[Written problem] Look through the material below and give the number of lines holding "page", with no other words.

[Given data]

■ ■ ■ ■ ■

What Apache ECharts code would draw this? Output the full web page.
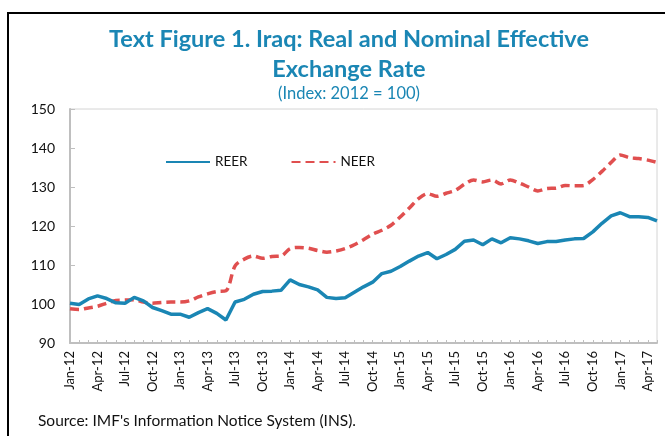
<!DOCTYPE html>
<html>
<head>
<meta charset="utf-8">
<script src="https://cdn.jsdelivr.net/npm/echarts@6/dist/echarts.min.js"></script>
<style>
html, body { margin: 0; padding: 0; background: #fff; }
#chart { width: 665px; height: 436px; }
</style>
</head>
<body>
<div id="chart"></div>
<script>
// 月份标签 Jan-12 .. May-17
var monthNames = ['Jan', 'Feb', 'Mar', 'Apr', 'May', 'Jun', 'Jul', 'Aug', 'Sep', 'Oct', 'Nov', 'Dec'];
var years = ['12', '13', '14', '15', '16', '17'];
var lastMonthCount = 5; // 2017 only runs to May
var categories = [];
years.forEach(function (y, yi) {
    var n = yi === years.length - 1 ? lastMonthCount : 12;
    for (var m = 0; m < n; m++) {
        categories.push(monthNames[m] + '-' + y);
    }
});

var reer = [
    100.2, 99.9, 101.3, 102.1, 101.4, 100.3, 100.2, 101.7, 100.8, 99.1, 98.3, 97.4,
    97.4, 96.6, 97.8, 98.8, 97.6, 95.9, 100.5, 101.2, 102.5, 103.2, 103.3, 103.5,
    106.2, 105.0, 104.4, 103.6, 101.7, 101.4, 101.6, 103.0, 104.4, 105.6, 107.8, 108.4,
    109.6, 111.0, 112.3, 113.2, 111.6, 112.7, 114.0, 116.1, 116.4, 115.2, 116.7, 115.7,
    117.0, 116.7, 116.2, 115.5, 116.0, 116.0, 116.4, 116.7, 116.8, 118.5, 120.7, 122.6,
    123.4, 122.4, 122.4, 122.2, 121.3
];
var neer = [
    98.8, 98.6, 99.0, 99.4, 100.2, 100.9, 101.0, 101.1, 100.5, 100.2, 100.4, 100.5,
    100.5, 100.8, 101.8, 102.6, 103.2, 103.4, 109.8, 111.5, 112.3, 111.7, 112.2, 112.3,
    114.2, 114.5, 114.3, 113.7, 113.3, 113.6, 114.2, 115.2, 116.5, 117.9, 118.9, 120.2,
    122.3, 124.6, 127.0, 128.3, 127.6, 128.4, 129.1, 130.7, 131.8, 131.3, 131.8, 130.8,
    131.8, 131.0, 130.0, 129.0, 129.6, 129.7, 130.4, 130.3, 130.4, 131.9, 134.0, 136.3,
    138.2, 137.5, 137.3, 136.9, 136.3
];
var yMin = 90, yMax = 150, yStep = 10;

var titleBlue = '#1a86b4';
var reerColor = '#1a86b4';
var neerColor = '#e04f4f';
var font = 'Lato, "Open Sans", sans-serif';

var myChart = echarts.init(document.getElementById('chart'));
var option = {
    animation: false,
    textStyle: { fontFamily: font },
    title: {
        left: 344,
        textAlign: 'center',
        top: 19,
        itemGap: 0,
        text: 'Text Figure 1. Iraq: Real and Nominal Effective\nExchange Rate',
        textStyle: {
            color: titleBlue,
            fontFamily: font,
            fontSize: 23.5,
            fontWeight: 'bold',
            lineHeight: 30
        },
        subtext: '(Index: 2012 = 100)',
        subtextStyle: {
            color: titleBlue,
            fontFamily: font,
            fontSize: 16.5,
            lineHeight: 20
        }
    },
    legend: {
        left: 160,
        top: 150,
        itemWidth: 44,
        itemHeight: 14,
        itemGap: 43,
        itemStyle: { opacity: 0 },
        textStyle: { fontSize: 13.5, color: '#111', fontFamily: font },
        data: ['REER', 'NEER']
    },
    grid: {
        left: 70,
        right: 8,
        top: 109,
        bottom: 93,
        show: true,
        borderColor: '#d4d4d4',
        borderWidth: 1
    },
    xAxis: {
        type: 'category',
        data: categories,
        boundaryGap: false,
        axisLine: { lineStyle: { color: '#bfbfbf', width: 2 } },
        axisTick: { interval: 0, inside: true, length: 3, lineStyle: { color: '#bfbfbf' } },
        axisLabel: {
            interval: 2,
            rotate: 90,
            margin: 8,
            fontSize: 13,
            color: '#111',
            fontFamily: font
        },
        splitLine: { show: false }
    },
    yAxis: {
        type: 'value',
        min: yMin,
        max: yMax,
        interval: yStep,
        axisLine: { show: true, lineStyle: { color: '#bfbfbf', width: 2 } },
        axisTick: { show: true, inside: true, length: 5, lineStyle: { color: '#bfbfbf' } },
        axisLabel: { fontSize: 14, color: '#111', margin: 15, fontFamily: font },
        splitLine: { show: false }
    },
    series: [
        {
            name: 'REER',
            type: 'line',
            data: reer,
            symbol: 'none',
            itemStyle: { color: reerColor },
            lineStyle: { color: reerColor, width: 3.5 },
            z: 3
        },
        {
            name: 'NEER',
            type: 'line',
            data: neer,
            symbol: 'none',
            smooth: 0.3,
            itemStyle: { color: neerColor },
            lineStyle: { color: neerColor, width: 3.5, type: [9, 5] },
            z: 2
        }
    ],
    graphic: [
        {
            type: 'rect',
            shape: { x: 8, y: 13, width: 700, height: 500 },
            style: { fill: 'none', stroke: '#000', lineWidth: 2 },
            silent: true
        },
        {
            type: 'text',
            left: 38,
            top: 413,
            style: {
                text: "Source: IMF's Information Notice System (INS).",
                fontSize: 15.5,
                fill: '#111',
                fontFamily: font
            }
        }
    ]
};
myChart.setOption(option);
</script>
</body>
</html>
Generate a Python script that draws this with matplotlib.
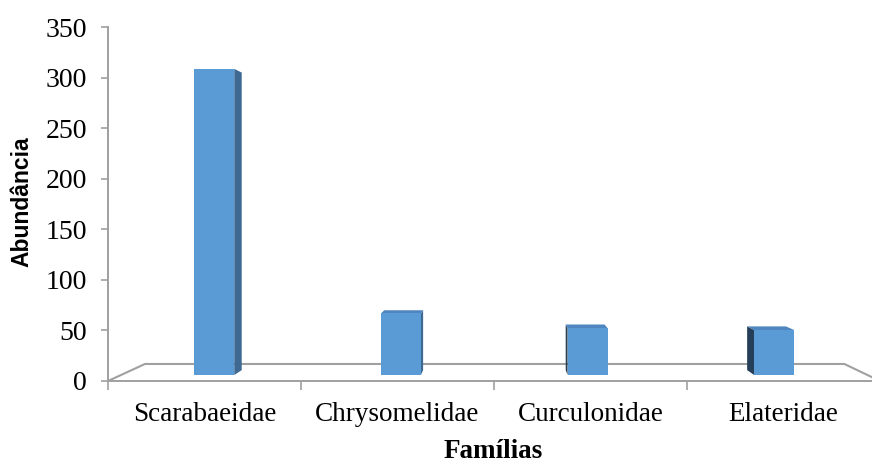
import matplotlib
matplotlib.use("Agg")
import matplotlib.pyplot as plt
from matplotlib.patches import Polygon

families = ["Scarabaeidae", "Chrysomelidae", "Curculonidae", "Elateridae"]
abundance = [313, 63, 48, 46]
y_ticks = [0, 50, 100, 150, 200, 250, 300, 350]

# perspective set-up (data units of the front plane)
VP_X, VP_Y = 2.036, 179.0      # vanishing point
FLOOR_DEPTH = 0.094
BAR_FRONT, BAR_BACK = 0.033, 0.060
BAR_HALF = 0.107

FRONT = "#5b9bd5"
SIDE_R = "#3d6992"
SIDE_L = "#263f58"
TOP = "#4f86bf"
GRID = "#a0a0a0"

plt.rcParams["font.family"] = ["Liberation Serif", "DejaVu Serif"]


def proj(x, y, d):
    return (x + (VP_X - x) * d, y + (VP_Y - y) * d)


fig = plt.figure(figsize=(8.72, 4.62), dpi=100)
ax = fig.add_axes([108 / 872, 81 / 462, 772 / 872, 354 / 462])
ax.set_xlim(0, len(families))
ax.set_ylim(0, 350)

for side in ("top", "right"):
    ax.spines[side].set_visible(False)
for side in ("left", "bottom"):
    ax.spines[side].set_color(GRID)
    ax.spines[side].set_linewidth(1.4)
    ax.spines[side].set_clip_on(False)

ax.set_yticks(y_ticks)
ax.set_yticklabels([str(t) for t in y_ticks])
ax.tick_params(axis="y", direction="out", length=5, width=1.2, color=GRID,
               labelsize=20, pad=10)

ax.set_xticks(range(len(families) + 1))
ax.set_xticklabels([])
ax.set_xticks([i + 0.5 for i in range(len(families))], minor=True)
ax.set_xticklabels(families, minor=True)
ax.tick_params(axis="x", which="major", direction="out", length=6.5, width=1.2,
               color=GRID)
ax.tick_params(axis="x", which="minor", length=0, labelsize=19.5, pad=15)

# floor outline (front edge is the bottom spine)
n = len(families)
floor = [proj(0, 0, 0), proj(0, 0, FLOOR_DEPTH), proj(n, 0, FLOOR_DEPTH), proj(n, 0, 0)]
ax.plot([p[0] for p in floor], [p[1] for p in floor], color=GRID, lw=1.5,
        clip_on=False, zorder=1)

# 3-D columns
for i, v in enumerate(abundance):
    c = i + 0.5
    x0, x1 = c - BAR_HALF, c + BAR_HALF
    if x1 < VP_X:
        side = [proj(x1, 0, BAR_FRONT), proj(x1, 0, BAR_BACK),
                proj(x1, v, BAR_BACK), proj(x1, v, BAR_FRONT)]
        ax.add_patch(Polygon(side, closed=True, fc=SIDE_R, ec="none", zorder=3))
    if x0 > VP_X:
        side = [proj(x0, 0, BAR_FRONT), proj(x0, 0, BAR_BACK),
                proj(x0, v, BAR_BACK), proj(x0, v, BAR_FRONT)]
        ax.add_patch(Polygon(side, closed=True, fc=SIDE_L, ec="none", zorder=3))
    if v < VP_Y:
        top = [proj(x0, v, BAR_FRONT), proj(x1, v, BAR_FRONT),
               proj(x1, v, BAR_BACK), proj(x0, v, BAR_BACK)]
        ax.add_patch(Polygon(top, closed=True, fc=TOP, ec="none", zorder=3))
    front = [proj(x0, 0, BAR_FRONT), proj(x1, 0, BAR_FRONT),
             proj(x1, v, BAR_FRONT), proj(x0, v, BAR_FRONT)]
    ax.add_patch(Polygon(front, closed=True, fc=FRONT, ec="none", zorder=4))

fig.text(22 / 872, 1 - 202 / 462, "Abundância", rotation=90, ha="center",
         va="center", fontsize=16.5, fontweight="bold", family="Liberation Sans")
fig.text(493 / 872, 1 - 451 / 462, "Famílias", ha="center", va="center",
         fontsize=19.5, fontweight="bold")

fig.savefig("out.png", dpi=100)
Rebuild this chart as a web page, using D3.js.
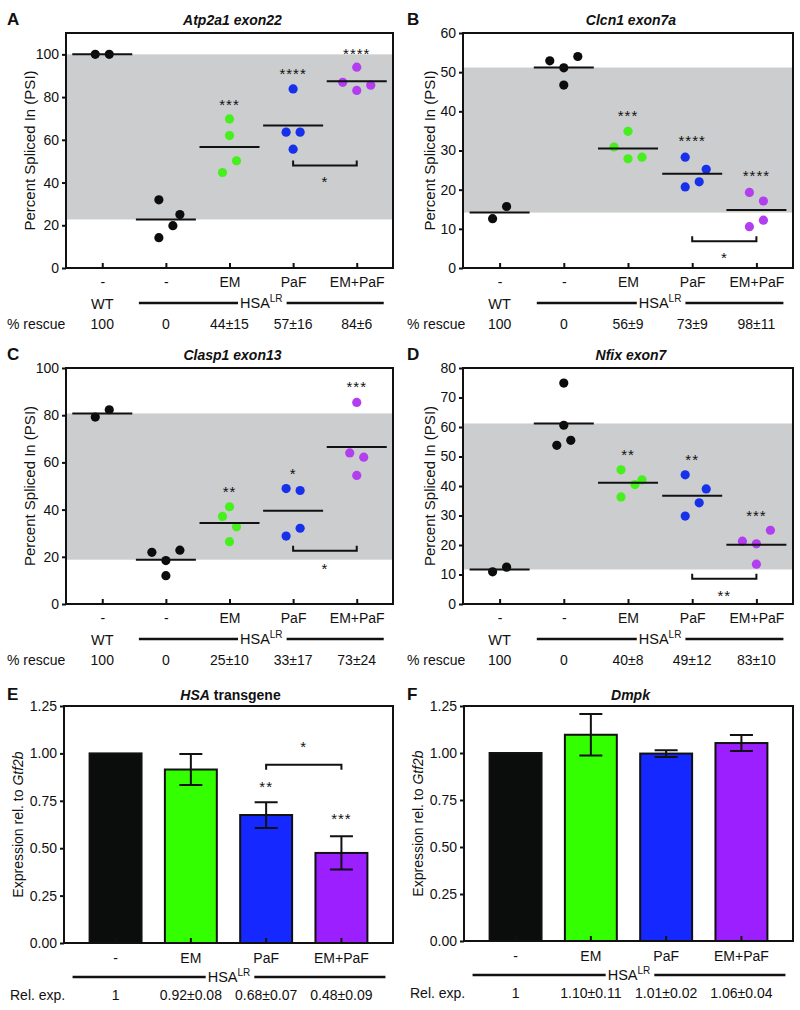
<!DOCTYPE html>
<html>
<head>
<meta charset="utf-8">
<script src="https://cdn.jsdelivr.net/npm/d3@7"></script>
<style>
  body { margin: 0; background: #fff; }
  text { font-family: "Liberation Sans", Arial, sans-serif; fill: #111; }
</style>
</head>
<body>
<svg id="fig" width="800" height="1010"></svg>
<script>
// ---- data ----
const groupLabels = ["-", "-", "EM", "PaF", "EM+PaF"];
const dotColors = ["#0c0c0c", "#0c0c0c", "#45f01c", "#1730ea", "#b23ef0"];

// PSI per mouse, per group (WT, HSA-LR untreated, EM, PaF, EM+PaF)
const atpValues = [[100, 100], [31.9, 25, 19.8, 14.2], [69.8, 62, 50.2, 44.7], [83.8, 63.6, 63.6, 55.6], [94, 86.9, 85.6, 83.1]];
const atpCols = [[-1, 1], [-1, 2, 1, -1], [0, 0, 1, -1], [0, -1, 1, 0], [0, -2, 2, 0]];
const atpStars = [{ g: 2, t: "***", v: 78 }, { g: 3, t: "****", v: 92.5 }, { g: 4, t: "****", v: 102 }];
const atpBracket = { a: 3, b: 4, v: 48, t: "*", tv: 42 };
const atpRescue = ["100", "0", "44±15", "57±16", "84±6"];

const clcnValues = [[12.6, 15.7], [52.9, 51.1, 46.7, 54], [30.9, 34.9, 27.9, 28.3], [28.3, 20.7, 22, 25.2], [19.3, 17.1, 12.2, 10.55]];
const clcnCols = [[-1, 1], [-2, 0, 0, 2], [-2, 0, 0, 2], [-1, -1, 1, 2], [-1, 1, 1, -1]];
const clcnStars = [{ g: 2, t: "***", v: 39.8 }, { g: 3, t: "****", v: 33.2 }, { g: 4, t: "****", v: 24.3 }];
const clcnBracket = { a: 3, b: 4, v: 6.8, t: "*", tv: 3.4 };
const clcnRescue = ["100", "0", "56±9", "73±9", "98±11"];

const claspValues = [[79.2, 82.3], [21.9, 18.4, 12, 22.8], [41.2, 37.1, 32.7, 26.4], [48.9, 48.1, 32.1, 28.8], [85.4, 64, 62.2, 54.5]];
const claspCols = [[-1, 1], [-2, 0, 0, 2], [0, -1, 1, 0], [-1, 1, 1, -1], [0, -1, 1, 0]];
const claspStars = [{ g: 2, t: "**", v: 49.1 }, { g: 3, t: "*", v: 56.6 }, { g: 4, t: "***", v: 93.6 }];
const claspBracket = { a: 3, b: 4, v: 22.6, t: "*", tv: 16.5 };
const claspRescue = ["100", "0", "25±10", "33±17", "73±24"];

const nfixValues = [[10.9, 12.5], [74.9, 60.6, 53.8, 55.5], [45.5, 36.3, 40.5, 42.1], [43.8, 29.8, 34.3, 39], [21.3, 20.4, 13.5, 25]];
const nfixCols = [[-1, 1], [0, 0, -1, 1], [-1, -1, 1, 2], [-1, -1, 1, 2], [-2, 0, 0, 2]];
const nfixStars = [{ g: 2, t: "**", v: 51.7 }, { g: 3, t: "**", v: 50 }, { g: 4, t: "***", v: 31 }];
const nfixBracket = { a: 3, b: 4, v: 8.6, t: "**", tv: 3.85 };
const nfixRescue = ["100", "0", "40±8", "49±12", "83±10"];

// expression bars
const barGroups = ["-", "EM", "PaF", "EM+PaF"];
const barColors = ["#0b0d0c", "#33ff00", "#1428ff", "#9b1fff"];
const hsaMeans = [1.0, 0.915, 0.675, 0.475];
const hsaErr = [0, 0.082, 0.068, 0.088];
const hsaStars = [{ g: 2, t: "**", v: 0.84 }, { g: 3, t: "***", v: 0.67 }];
const hsaBracket = { a: 2, b: 3, v: 0.94, t: "*", tv: 1.05 };
const hsaRel = ["1", "0.92±0.08", "0.68±0.07", "0.48±0.09"];

const dmpkMeans = [1.0, 1.097, 0.997, 1.053];
const dmpkErr = [0, 0.11, 0.018, 0.043];
const dmpkRel = ["1", "1.10±0.11", "1.01±0.02", "1.06±0.04"];

const svg = d3.select("#fig");
const ink = "#111";

function hsaLabel(g, xa, xb, yLine) {
  // HSA^LR with a rule either side
  const mid = (xa + xb) / 2;
  const t = g.append("text").attr("x", mid).attr("y", yLine + 5)
    .attr("text-anchor", "middle").attr("font-size", 14.5);
  t.append("tspan").text("HSA");
  t.append("tspan").attr("font-size", 10).attr("dy", -6).text("LR");
  const bb = t.node().getBBox();
  g.append("line").attr("x1", xa).attr("x2", bb.x - 2).attr("y1", yLine).attr("y2", yLine)
    .attr("stroke", ink).attr("stroke-width", 2.5);
  g.append("line").attr("x1", bb.x + bb.width + 4).attr("x2", xb).attr("y1", yLine).attr("y2", yLine)
    .attr("stroke", ink).attr("stroke-width", 2.5);
}

function starText(g, x, y, txt) {
  g.append("text").attr("x", x).attr("y", y + 8.5)
    .attr("text-anchor", "middle").attr("font-size", 15).attr("letter-spacing", 1)
    .text(txt);
}

function styleAxis(ax) {
  ax.attr("font-size", 14);
  ax.select(".domain").remove();
  ax.selectAll("line").attr("stroke", ink).attr("stroke-width", 2);
}

function drawPSI(p) {
  const [x0, y0, x1, y1] = p.box;
  const g = svg.append("g");
  const x = d3.scalePoint().domain(d3.range(5)).range([x0, x1]).padding(0.57);
  const y = d3.scaleLinear().domain([0, p.yMax]).range([y1, y0]);
  const means = p.values.map(d => d3.mean(d));

  // grey band between WT and untreated HSA-LR means
  const hi = Math.max(means[0], means[1]), lo = Math.min(means[0], means[1]);
  g.append("rect").attr("x", x0).attr("width", x1 - x0)
    .attr("y", y(hi)).attr("height", y(lo) - y(hi)).attr("fill", "#cbcdce");

  const ya = g.append("g").attr("transform", `translate(${x0},0)`)
    .call(d3.axisLeft(y).tickValues(d3.range(0, p.yTop + 0.001, p.yStep)).tickSize(4).tickPadding(3));
  styleAxis(ya);

  const xa = g.append("g").attr("transform", `translate(0,${y1})`)
    .call(d3.axisBottom(x).tickSize(-5).tickPadding(9).tickFormat(i => groupLabels[i]));
  styleAxis(xa);

  g.append("rect").attr("x", x0).attr("y", y0).attr("width", x1 - x0).attr("height", y1 - y0)
    .attr("fill", "none").attr("stroke", ink).attr("stroke-width", 2);

  // dots
  p.values.forEach((vals, gi) => {
    g.selectAll(null).data(vals).join("circle")
      .attr("cx", (d, i) => x(gi) + p.cols[gi][i] * 7)
      .attr("cy", d => y(d))
      .attr("r", 4.6)
      .attr("fill", dotColors[gi]);
  });

  // mean lines
  g.selectAll(null).data(means).join("line")
    .attr("x1", (d, i) => x(i) - 30).attr("x2", (d, i) => x(i) + 30)
    .attr("y1", d => y(d)).attr("y2", d => y(d))
    .attr("stroke", ink).attr("stroke-width", 2);

  p.stars.forEach(s => starText(g, x(s.g), y(s.v), s.t));

  const b = p.bracket, by = y(b.v);
  g.append("path")
    .attr("d", `M${x(b.a)},${by - 5}V${by}H${x(b.b)}V${by - 5}`)
    .attr("fill", "none").attr("stroke", ink).attr("stroke-width", 2);
  starText(g, (x(b.a) + x(b.b)) / 2, y(b.tv), b.t);

  // titles
  g.append("text").attr("x", p.left + 7).attr("y", y0 - 8)
    .attr("font-size", 17).attr("font-weight", "bold").text(p.letter);
  g.append("text").attr("x", (x0 + x1) / 2 + 3).attr("y", y0 - 8)
    .attr("text-anchor", "middle").attr("font-size", 14).attr("font-weight", "bold")
    .attr("font-style", "italic").text(p.title);
  g.append("text").attr("transform", `translate(${p.left + 35},${(y0 + y1) / 2}) rotate(-90)`)
    .attr("text-anchor", "middle").attr("font-size", 15).text("Percent Spliced In (PSI)");

  // group rows
  g.append("text").attr("x", x(0)).attr("y", y1 + 41).attr("text-anchor", "middle")
    .attr("font-size", 14.5).text("WT");
  hsaLabel(g, x(1) - 27, x(4) + 27, y1 + 35);
  g.append("text").attr("x", p.left + 7).attr("y", y1 + 61).attr("font-size", 14).text("% rescue");
  g.selectAll(null).data(p.rescue).join("text")
    .attr("x", (d, i) => x(i)).attr("y", y1 + 61).attr("text-anchor", "middle")
    .attr("font-size", 14).text(d => d);
}

function drawBars(p) {
  const [x0, y0, x1, y1] = p.box;
  const g = svg.append("g");
  const x = d3.scaleBand().domain(d3.range(4)).range([x0, x1]).paddingInner(0.31).paddingOuter(0.34);
  const y = d3.scaleLinear().domain([0, 1.25]).range([y1, y0]);
  const cx = i => x(i) + x.bandwidth() / 2;

  g.selectAll(null).data(p.means).join("rect")
    .attr("x", (d, i) => x(i)).attr("width", x.bandwidth())
    .attr("y", d => y(d)).attr("height", d => y1 - y(d))
    .attr("fill", (d, i) => barColors[i])
    .attr("stroke", ink).attr("stroke-width", 2);

  const ya = g.append("g").attr("transform", `translate(${x0},0)`)
    .call(d3.axisLeft(y).tickValues(d3.range(0, 1.26, 0.25)).tickFormat(d3.format(".2f")).tickSize(4).tickPadding(3));
  styleAxis(ya);

  const xa = g.append("g").attr("transform", `translate(0,${y1})`)
    .call(d3.axisBottom(x).tickSize(-5).tickPadding(10).tickFormat(i => barGroups[i]));
  styleAxis(xa);

  g.append("rect").attr("x", x0).attr("y", y0).attr("width", x1 - x0).attr("height", y1 - y0)
    .attr("fill", "none").attr("stroke", ink).attr("stroke-width", 2);

  // error bars
  p.means.forEach((m, i) => {
    const e = p.err[i];
    if (!e) return;
    const c = cx(i), top = y(m + e), bot = y(m - e);
    g.append("path")
      .attr("d", `M${c},${top}V${bot}M${c - 11.5},${top}H${c + 11.5}M${c - 11.5},${bot}H${c + 11.5}`)
      .attr("fill", "none").attr("stroke", ink).attr("stroke-width", 2);
  });

  (p.stars || []).forEach(s => starText(g, cx(s.g), y(s.v), s.t));
  if (p.bracket) {
    const b = p.bracket, by = y(b.v);
    g.append("path")
      .attr("d", `M${cx(b.a)},${by + 5}V${by}H${cx(b.b)}V${by + 5}`)
      .attr("fill", "none").attr("stroke", ink).attr("stroke-width", 2);
    starText(g, (cx(b.a) + cx(b.b)) / 2, y(b.tv), b.t);
  }

  g.append("text").attr("x", p.left + 7).attr("y", y0 - 6)
    .attr("font-size", 17).attr("font-weight", "bold").text(p.letter);
  const t = g.append("text").attr("x", (x0 + x1) / 2 + 2).attr("y", y0 - 6)
    .attr("text-anchor", "middle").attr("font-size", 14).attr("font-weight", "bold");
  p.title.forEach(([s, it]) => t.append("tspan").attr("font-style", it ? "italic" : "normal").text(s));

  const yl = g.append("text").attr("transform", `translate(${p.left + 23},${(y0 + y1) / 2}) rotate(-90)`)
    .attr("text-anchor", "middle").attr("font-size", 14);
  yl.append("tspan").text("Expression rel. to ");
  yl.append("tspan").attr("font-style", "italic").text("Gtf2b");

  hsaLabel(g, cx(0) - 43, cx(3) + 44, y1 + 34);
  g.append("text").attr("x", p.left + 10).attr("y", y1 + 57).attr("font-size", 14).text("Rel. exp.");
  g.selectAll(null).data(p.rel).join("text")
    .attr("x", (d, i) => cx(i)).attr("y", y1 + 57).attr("text-anchor", "middle")
    .attr("font-size", 14).text(d => d);
}

drawPSI({ letter: "A", title: "Atp2a1 exon22", left: 0, box: [66, 33, 393, 268], yMax: 110, yTop: 100, yStep: 20,
  values: atpValues, cols: atpCols, stars: atpStars, bracket: atpBracket, rescue: atpRescue });
drawPSI({ letter: "B", title: "Clcn1 exon7a", left: 400, box: [463, 33, 793, 268], yMax: 60, yTop: 60, yStep: 10,
  values: clcnValues, cols: clcnCols, stars: clcnStars, bracket: clcnBracket, rescue: clcnRescue });
drawPSI({ letter: "C", title: "Clasp1 exon13", left: 0, box: [66, 368, 393, 604], yMax: 100, yTop: 100, yStep: 20,
  values: claspValues, cols: claspCols, stars: claspStars, bracket: claspBracket, rescue: claspRescue });
drawPSI({ letter: "D", title: "Nfix exon7", left: 400, box: [463, 368, 793, 604], yMax: 80, yTop: 80, yStep: 10,
  values: nfixValues, cols: nfixCols, stars: nfixStars, bracket: nfixBracket, rescue: nfixRescue });

drawBars({ letter: "E", title: [["HSA", true], [" transgene", false]], left: 0, box: [64, 706, 393, 943],
  means: hsaMeans, err: hsaErr, stars: hsaStars, bracket: hsaBracket, rel: hsaRel });
drawBars({ letter: "F", title: [["Dmpk", true]], left: 400, box: [464, 706, 793, 941],
  means: dmpkMeans, err: dmpkErr, rel: dmpkRel });
</script>
</body>
</html>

■ ■ ■ ■ ■

[Response] 2